Sunday, November 1, 2009

Dreaming

I don't think that I have dreamed properly for years. My dreams were always brief and dim and I would wake up after them. Some one's face would appear, or a few words, but nothing in depth or developed. Now my dreams have plots and multiple characters. They start the same way that they used to with a face or a few words, but then when I near the edge of consciousness, instead of waking me up, the dream develops and becomes more complex. I sleep through the night now, which I have not done in many years. To say that my dreams are pleasant and good is simultaneously true and false. The content of my dreams is violent, hellish stuff, but I am not afraid of any of it. As I dream, I find that I relax and sink into a deeper sleep. There is almost a sense of relief that I feel.

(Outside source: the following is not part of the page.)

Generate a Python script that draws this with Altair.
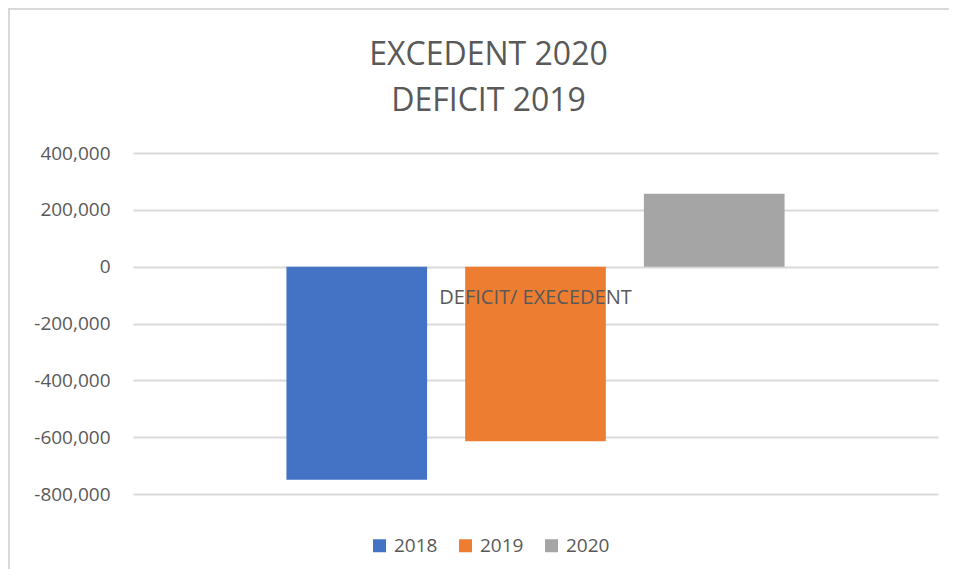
import altair as alt
import pandas as pd

# ---- data ----
years = ["2018", "2019", "2020"]
values = [-750000, -614000, 257000]
category = "DEFICIT/ EXECEDENT"
colors = ["#4472C4", "#ED7D31", "#A5A5A5"]
title_lines = ["EXCEDENT 2020", "DEFICIT 2019"]
y_ticks = [-800000, -600000, -400000, -200000, 0, 200000, 400000]

df = pd.DataFrame({"category": [category] * len(years), "year": years, "value": values})
label_df = pd.DataFrame({"category": [category]})
frame_df = pd.DataFrame({"k": [0]})

FONT = "Open Sans"
GREY = "#595959"
GRID = "#d9d9d9"

PAD_L, PAD_T, PAD_R, PAD_B = 125, 145, 11, 75
W, H = 805, 341

bars = alt.Chart(df).mark_bar().encode(
    x=alt.X("category:N", scale=alt.Scale(paddingInner=0, paddingOuter=0.308), axis=None),
    xOffset=alt.XOffset("year:N", sort=years, scale=alt.Scale(paddingInner=0.213, paddingOuter=0)),
    y=alt.Y(
        "value:Q",
        scale=alt.Scale(domain=[-800000, 400000], nice=False, zero=False),
        axis=alt.Axis(
            values=y_ticks, title=None, domain=False, ticks=False,
            labelExpr="replace(format(datum.value, ',.0f'), '\u2212', '-')",
            labelPadding=23, labelFontSize=19, labelColor=GREY, labelFont=FONT,
            gridColor=GRID, gridWidth=2,
        ),
    ),
    color=alt.Color(
        "year:N",
        scale=alt.Scale(domain=years, range=colors),
        legend=alt.Legend(
            title=None, orient="none", legendX=237, legendY=383, direction="horizontal",
            symbolType="square", symbolSize=169, symbolStrokeWidth=0,
            labelFontSize=19, labelColor=GREY, labelFont=FONT,
            columnPadding=18, labelOffset=5,
        ),
    ),
)

cat_label = alt.Chart(label_df).mark_text(
    dy=31, baseline="middle", align="center", fontSize=20, font=FONT, color=GREY
).encode(
    x=alt.X("category:N"),
    y=alt.datum(0),
    text="category:N",
)

frame_left = alt.Chart(frame_df).mark_rule(color=GRID, strokeWidth=2).encode(
    x=alt.value(1 - PAD_L), y=alt.value(-PAD_T), y2=alt.value(H + PAD_B)
)
frame_top = alt.Chart(frame_df).mark_rule(color=GRID, strokeWidth=2).encode(
    x=alt.value(-PAD_L), x2=alt.value(W + PAD_R), y=alt.value(1 - PAD_T)
)

chart = alt.layer(bars, cat_label, frame_left, frame_top).properties(
    width=W,
    height=H,
    autosize=alt.AutoSizeParams(type="none"),
    padding={"left": PAD_L, "top": PAD_T, "right": PAD_R, "bottom": PAD_B},
    title=alt.TitleParams(
        text=title_lines, fontSize=32, font=FONT, color=GREY, fontWeight="normal",
        anchor="middle", dx=-47, offset=0, dy=143, lineHeight=46, baseline="bottom",
    ),
).configure_view(stroke=None)

chart.save("out.html", embed_options={"renderer": "svg", "actions": False})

Since I have started dreaming, it has become easier to put unpleasant things behind me. I think that I might be capable of handling horror movies now without feeling terrified for months afterwards (though I have no intention of watching any). I obsess over things less and in general, there is less going on in my head and it is easier to concentrate....almost like dreams are making room for new things.

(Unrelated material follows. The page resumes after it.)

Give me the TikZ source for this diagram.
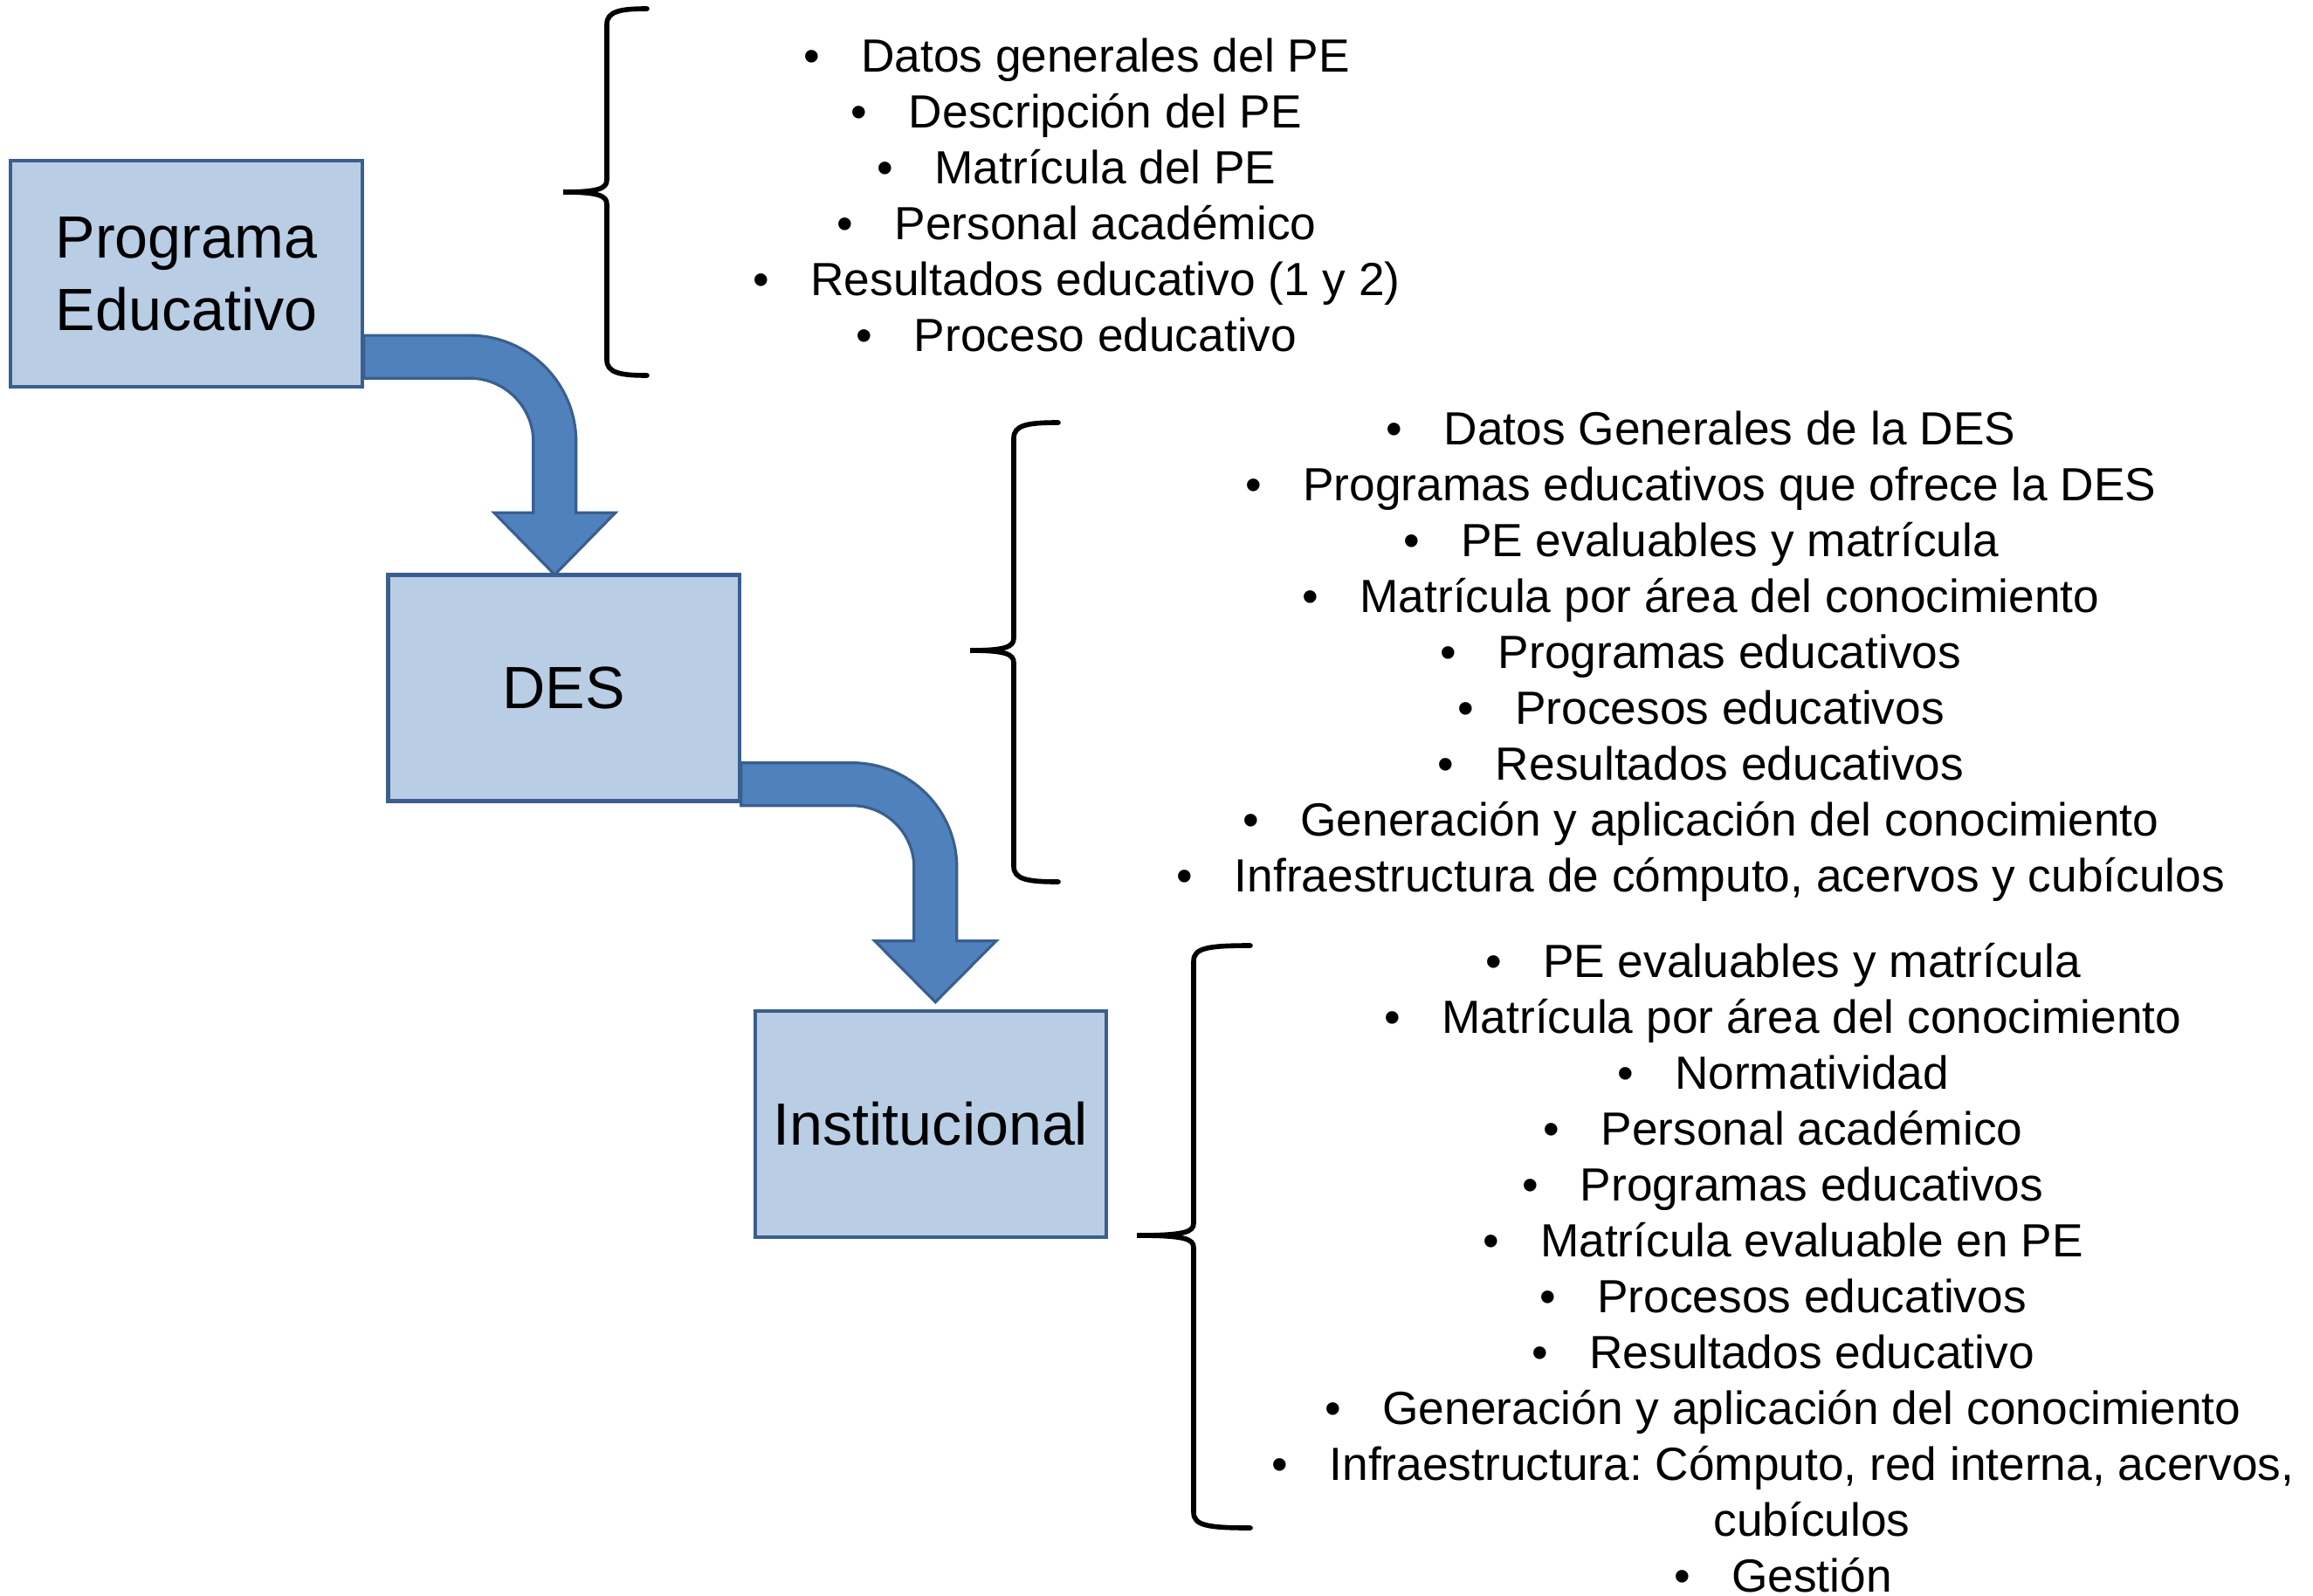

Perhaps what dreams are doing for my head has a physical manifestation as well. I am becoming a good housekeeper. This is not something I have been trying for very much, but I find myself making my bed each morning, dusting the house every week, folding laundry as soon as it is done in the dryer and organizing things in better ways. These changes have been nearly as effortless as dreaming. They just sort of happened and I am only just noticing.